### Set problem
Exactly repeat the material, dropping every picture from the copy.

### Information shown
------------

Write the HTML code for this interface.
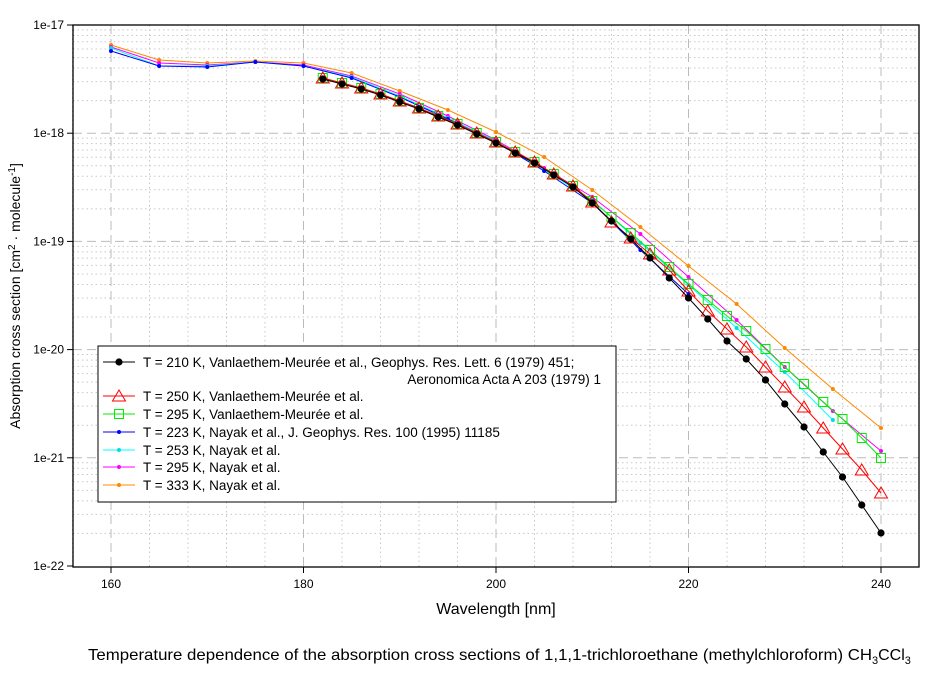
<!DOCTYPE html><html><head><meta charset="utf-8"><style>
body{margin:0;background:#fff;width:944px;height:672px;overflow:hidden;font-family:"Liberation Sans",sans-serif}
svg text{font-family:"Liberation Sans",sans-serif}
</style></head><body>
<svg id="s" width="944" height="672" xmlns="http://www.w3.org/2000/svg"></svg>
<script>
const s=document.getElementById('s');let h='';
const X=n=>111+(n-160)*9.625, Y=l=>25+(-17-l)*108.2;
for(let d=0;d<5;d++){for(let k=2;k<=9;k++){let y=Y(-17-d-1+Math.log10(k));h+=`<line x1="73" x2="919" y1="${y}" y2="${y}" stroke="#c8c8c8" stroke-dasharray="1.5,3"/>`;}}
for(let n=156;n<=236;n+=4){if((n-160)%20==0)continue;h+=`<line y1="25" y2="567" x1="${X(n)}" x2="${X(n)}" stroke="#c8c8c8" stroke-dasharray="1.5,3"/>`;}
for(let d=1;d<5;d++){let y=Y(-17-d);h+=`<line x1="73" x2="919" y1="${y}" y2="${y}" stroke="#bbb" stroke-dasharray="9,5"/>`;}
for(let n=160;n<=240;n+=20){h+=`<line y1="25" y2="567" x1="${X(n)}" x2="${X(n)}" stroke="#bbb" stroke-dasharray="9,5"/>`;}
h+=`<rect x="73" y="25" width="846" height="542" fill="none" stroke="#000" stroke-width="1.3"/>`;
['1e-17','1e-18','1e-19','1e-20','1e-21','1e-22'].forEach((t,i)=>{let y=Y(-17-i);h+=`<line x1="67" x2="73" y1="${y}" y2="${y}" stroke="#000"/><text x="64" y="${y+4}" font-size="12" text-anchor="end">${t}</text>`;});
[160,180,200,220,240].forEach(n=>{h+=`<line x1="${X(n)}" x2="${X(n)}" y1="567" y2="573" stroke="#000"/><text x="${X(n)}" y="588" font-size="12" text-anchor="middle">${n}</text>`;});
h+=`<text x="496" y="614" font-size="16" text-anchor="middle">Wavelength [nm]</text>`;
h+=`<text transform="translate(20,296) rotate(-90)" font-size="14" text-anchor="middle">Absorption cross section [cm<tspan dy="-5" font-size="10">2</tspan><tspan dy="5"> · molecule</tspan><tspan dy="-5" font-size="10">-1</tspan><tspan dy="5">]</tspan></text>`;
h+=`<text x="88" y="660" font-size="16"><tspan textLength="784" lengthAdjust="spacingAndGlyphs">Temperature dependence of the absorption cross sections of 1,1,1-trichloroethane (methylchloroform) CH</tspan><tspan dy="4" font-size="11">3</tspan><tspan dy="-4">CCl</tspan><tspan dy="4" font-size="11">3</tspan></text>`;
const V=(xs,ys)=>xs.map((x,i)=>[X(x),ys[i]]);
const e2=[];for(let n=182;n<=240;n+=2)e2.push(n);
const blk=[79,84,89,95,102,109,117,125,134,143,153,163,175,187,203,221,239,258,278,298,319,341,359,380,404,427,452,477,505,533];
const red=blk.slice(0,15).map(v=>v-1).concat([222,238,254,270,291,311,329,347,367,387,407,428,449,470,493]);
const grn=blk.slice(0,13).map(v=>v-1).concat([186,201,217,233,250,267,284,300,316,331,349,367,384,402,419,438,458]);
const n5=[160,165,170,175,180,185,190,195,200,205,210,215,220,225,230,235,240];
const org=[45,60,63,61,63,73,91,110,132,157,190,227,266,304,348,389,428];
const mag=[47,63,65,62,65,76,94,116,140,168,197,234,277,320,367,411,451];
const cya=[48,66,66,62,66,77,96,118,141,170,200,243,285,328,372,420];
const blu=[51,66,67,62,66,78,97,119,142,171,203,250,294];
function series(pts,col,mk,w){h+=`<polyline points="${pts.map(p=>p.join(',')).join(' ')}" fill="none" stroke="${col}" stroke-width="${w||1}"/>`;pts.forEach(([x,y])=>h+=mk(x,y));}
const dot=(c,r)=>(x,y)=>`<circle cx="${x}" cy="${y}" r="${r}" fill="${c}"/>`;
const tri=(x,y)=>`<polygon points="${x},${y-6} ${x-6.5},${y+5} ${x+6.5},${y+5}" fill="none" stroke="#f00"/>`;
const sq=(x,y)=>`<rect x="${x-4.5}" y="${y-4.5}" width="9" height="9" fill="none" stroke="#0e0"/>`;
series(V(n5,org),'#f80',dot('#f80',2));
series(V(n5,mag),'#f0f',dot('#f0f',2));
series(V(n5.slice(0,16),cya),'#0ff',dot('#0dd',2));
series(V(n5.slice(0,13),blu),'#00f',dot('#00f',2));
series(V(e2,grn),'#0e0',sq);
series(V(e2,red),'#f00',tri);
series(V(e2,blk),'#000',dot('#000',3.6));
h+=`<rect x="98" y="346" width="518" height="156" fill="#fff" stroke="#000"/>`;
const L=[['#000',dot('#000',3.6),362,'T = 210 K, Vanlaethem-Meurée et al., Geophys. Res. Lett. 6 (1979) 451;'],['#f00',tri,396,'T = 250 K, Vanlaethem-Meurée et al.'],['#0e0',sq,414,'T = 295 K, Vanlaethem-Meurée et al.'],['#00f',dot('#00f',2),432,'T = 223 K, Nayak et al., J. Geophys. Res. 100 (1995) 11185'],['#0ff',dot('#0dd',2),450,'T = 253 K, Nayak et al.'],['#f0f',dot('#f0f',2),467,'T = 295 K, Nayak et al.'],['#f80',dot('#f80',2),485,'T = 333 K, Nayak et al.']];
L.forEach(([c,m,y,t])=>{h+=`<line x1="103" x2="135" y1="${y}" y2="${y}" stroke="${c}"/>`+m(119,y)+`<text x="143" y="${y+5}" font-size="13.5">${t}</text>`;});
h+=`<text x="601" y="384" font-size="13.5" text-anchor="end">Aeronomica Acta A 203 (1979) 1</text>`;
s.innerHTML=h;
</script></body></html>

------------

### Complete output
Write the HTML code for this interface.
<!DOCTYPE html><html><head><meta charset="utf-8"><style>
body{margin:0;background:#fff;width:944px;height:672px;overflow:hidden;font-family:"Liberation Sans",sans-serif}
svg text{font-family:"Liberation Sans",sans-serif}
</style></head><body>
<svg id="s" width="944" height="672" xmlns="http://www.w3.org/2000/svg"></svg>
<script>
const s=document.getElementById('s');let h='';
const X=n=>111+(n-160)*9.625, Y=l=>25+(-17-l)*108.2;
for(let d=0;d<5;d++){for(let k=2;k<=9;k++){let y=Y(-17-d-1+Math.log10(k));h+=`<line x1="73" x2="919" y1="${y}" y2="${y}" stroke="#c8c8c8" stroke-dasharray="1.5,3"/>`;}}
for(let n=156;n<=236;n+=4){if((n-160)%20==0)continue;h+=`<line y1="25" y2="567" x1="${X(n)}" x2="${X(n)}" stroke="#c8c8c8" stroke-dasharray="1.5,3"/>`;}
for(let d=1;d<5;d++){let y=Y(-17-d);h+=`<line x1="73" x2="919" y1="${y}" y2="${y}" stroke="#bbb" stroke-dasharray="9,5"/>`;}
for(let n=160;n<=240;n+=20){h+=`<line y1="25" y2="567" x1="${X(n)}" x2="${X(n)}" stroke="#bbb" stroke-dasharray="9,5"/>`;}
h+=`<rect x="73" y="25" width="846" height="542" fill="none" stroke="#000" stroke-width="1.3"/>`;
['1e-17','1e-18','1e-19','1e-20','1e-21','1e-22'].forEach((t,i)=>{let y=Y(-17-i);h+=`<line x1="67" x2="73" y1="${y}" y2="${y}" stroke="#000"/><text x="64" y="${y+4}" font-size="12" text-anchor="end">${t}</text>`;});
[160,180,200,220,240].forEach(n=>{h+=`<line x1="${X(n)}" x2="${X(n)}" y1="567" y2="573" stroke="#000"/><text x="${X(n)}" y="588" font-size="12" text-anchor="middle">${n}</text>`;});
h+=`<text x="496" y="614" font-size="16" text-anchor="middle">Wavelength [nm]</text>`;
h+=`<text transform="translate(20,296) rotate(-90)" font-size="14" text-anchor="middle">Absorption cross section [cm<tspan dy="-5" font-size="10">2</tspan><tspan dy="5"> · molecule</tspan><tspan dy="-5" font-size="10">-1</tspan><tspan dy="5">]</tspan></text>`;
h+=`<text x="88" y="660" font-size="16"><tspan textLength="784" lengthAdjust="spacingAndGlyphs">Temperature dependence of the absorption cross sections of 1,1,1-trichloroethane (methylchloroform) CH</tspan><tspan dy="4" font-size="11">3</tspan><tspan dy="-4">CCl</tspan><tspan dy="4" font-size="11">3</tspan></text>`;
const V=(xs,ys)=>xs.map((x,i)=>[X(x),ys[i]]);
const e2=[];for(let n=182;n<=240;n+=2)e2.push(n);
const blk=[79,84,89,95,102,109,117,125,134,143,153,163,175,187,203,221,239,258,278,298,319,341,359,380,404,427,452,477,505,533];
const red=blk.slice(0,15).map(v=>v-1).concat([222,238,254,270,291,311,329,347,367,387,407,428,449,470,493]);
const grn=blk.slice(0,13).map(v=>v-1).concat([186,201,217,233,250,267,284,300,316,331,349,367,384,402,419,438,458]);
const n5=[160,165,170,175,180,185,190,195,200,205,210,215,220,225,230,235,240];
const org=[45,60,63,61,63,73,91,110,132,157,190,227,266,304,348,389,428];
const mag=[47,63,65,62,65,76,94,116,140,168,197,234,277,320,367,411,451];
const cya=[48,66,66,62,66,77,96,118,141,170,200,243,285,328,372,420];
const blu=[51,66,67,62,66,78,97,119,142,171,203,250,294];
function series(pts,col,mk,w){h+=`<polyline points="${pts.map(p=>p.join(',')).join(' ')}" fill="none" stroke="${col}" stroke-width="${w||1}"/>`;pts.forEach(([x,y])=>h+=mk(x,y));}
const dot=(c,r)=>(x,y)=>`<circle cx="${x}" cy="${y}" r="${r}" fill="${c}"/>`;
const tri=(x,y)=>`<polygon points="${x},${y-6} ${x-6.5},${y+5} ${x+6.5},${y+5}" fill="none" stroke="#f00"/>`;
const sq=(x,y)=>`<rect x="${x-4.5}" y="${y-4.5}" width="9" height="9" fill="none" stroke="#0e0"/>`;
series(V(n5,org),'#f80',dot('#f80',2));
series(V(n5,mag),'#f0f',dot('#f0f',2));
series(V(n5.slice(0,16),cya),'#0ff',dot('#0dd',2));
series(V(n5.slice(0,13),blu),'#00f',dot('#00f',2));
series(V(e2,grn),'#0e0',sq);
series(V(e2,red),'#f00',tri);
series(V(e2,blk),'#000',dot('#000',3.6));
h+=`<rect x="98" y="346" width="518" height="156" fill="#fff" stroke="#000"/>`;
const L=[['#000',dot('#000',3.6),362,'T = 210 K, Vanlaethem-Meurée et al., Geophys. Res. Lett. 6 (1979) 451;'],['#f00',tri,396,'T = 250 K, Vanlaethem-Meurée et al.'],['#0e0',sq,414,'T = 295 K, Vanlaethem-Meurée et al.'],['#00f',dot('#00f',2),432,'T = 223 K, Nayak et al., J. Geophys. Res. 100 (1995) 11185'],['#0ff',dot('#0dd',2),450,'T = 253 K, Nayak et al.'],['#f0f',dot('#f0f',2),467,'T = 295 K, Nayak et al.'],['#f80',dot('#f80',2),485,'T = 333 K, Nayak et al.']];
L.forEach(([c,m,y,t])=>{h+=`<line x1="103" x2="135" y1="${y}" y2="${y}" stroke="${c}"/>`+m(119,y)+`<text x="143" y="${y+5}" font-size="13.5">${t}</text>`;});
h+=`<text x="601" y="384" font-size="13.5" text-anchor="end">Aeronomica Acta A 203 (1979) 1</text>`;
s.innerHTML=h;
</script></body></html>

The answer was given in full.